Chris King welcomed visitors to his factory on Saturday.
(Photos: Jonathan Maus/BikePortland)

As Portland’s largest bicycle company, Chris King Precision Components is in a unique position to be an industry leader. With the success of their mini-summit of bike builders and industry movers and shakers that wrapped up with a big open house event Saturday, the 42-year-old company seems to be embracing that role.

The halls of the Chris King factory were jam-packed for the “Open House” show on Saturday. Among massive industrial machines and assembly rooms that put together some of the most respected and sought after bicycle components in the world, hundreds of bicycle lovers got an close-up look at a very special selection of bicycles and the builders who create them.

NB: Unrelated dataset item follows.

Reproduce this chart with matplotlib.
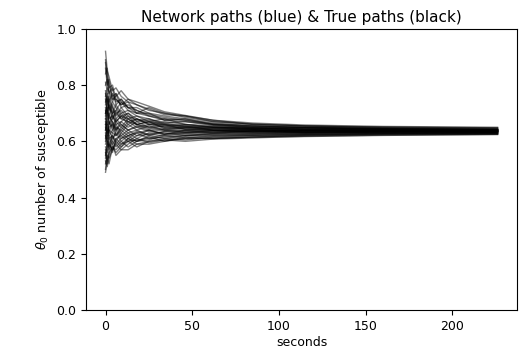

For the man behind the brand, Chris King, the gathering must have felt bittersweet. A framebuilder himself, King decided to cease production of his Cielo brand just over one year ago so his company could focus more closely on its core business: designing, making, and selling bottom brackets, headsets, and hubs. King, who still spends about three days a week in the shop, is obsessive about quality and his company makes nearly every piece of their products themselves (yes, even the bearings). Manufacturing products in the United States is hard enough without having to constantly react to the whims of product managers and marketers who seem to push a new wheel size, head-tube size or axle configuration every season.